The J&S Hunter Coupe was a fibreglass kit car made in the 1960s by J&S Fibreglass, a small company that specialised in making various removable hard tops and other kit cars including the J&S Beach Buggy, their most successful model. The company was located in Five Dock, Sydney. It ceased to trade some years ago.

Approximately 20 body shells and chassis units were made. The last was recorded in 1968.

Various motors and components were fitted to the cars. The most common version was fitted with Holden straight-six motor and chassis components. Other known variants include two cars fitted with Jaguar 3.4 litre engines coupled with some Studebaker suspension components, another was fitted with a Ford Zephyr V6 engine. 

One of the Jaguar engined cars was built by Ken Anderson on the farm at Gilgandra. It had fully independent wishbone suspension and disc brakes front and rear, and was fitted with overdrive. The chassis was enhanced with a steel backbone enclosing the driveline. It was used for personal transport for 5 years until a high speed encounter with some sheep. The final pictures can be seen on Facebook under J&S Hunter.
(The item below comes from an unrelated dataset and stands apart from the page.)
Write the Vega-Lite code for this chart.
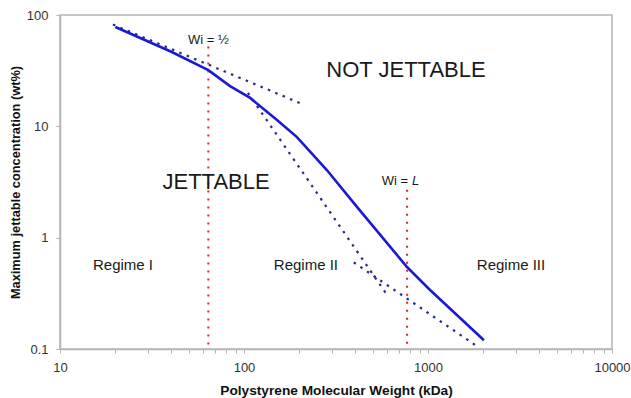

Several cars were raced. The most famous was built by Ian & Jill Hindmarsh of Kiama. Hindmarsh was a skilled motor mechanic and the car that he built up was presented exceptionally well. As a result, the car featured in all of the J&S promotional materials and brochures. The Hindmarsh Hunter was raced in various club events and was quite successful from 1962 to 1966. In Easter 1965 the car was raced at Mount Panorama Circuit  recording a maximum speed of 125 mph on Conrod Straight. In mid 1965 the Hindmarsh Hunter was fitted with a new Holden 179 engine and raced at Warwick Farm Raceway.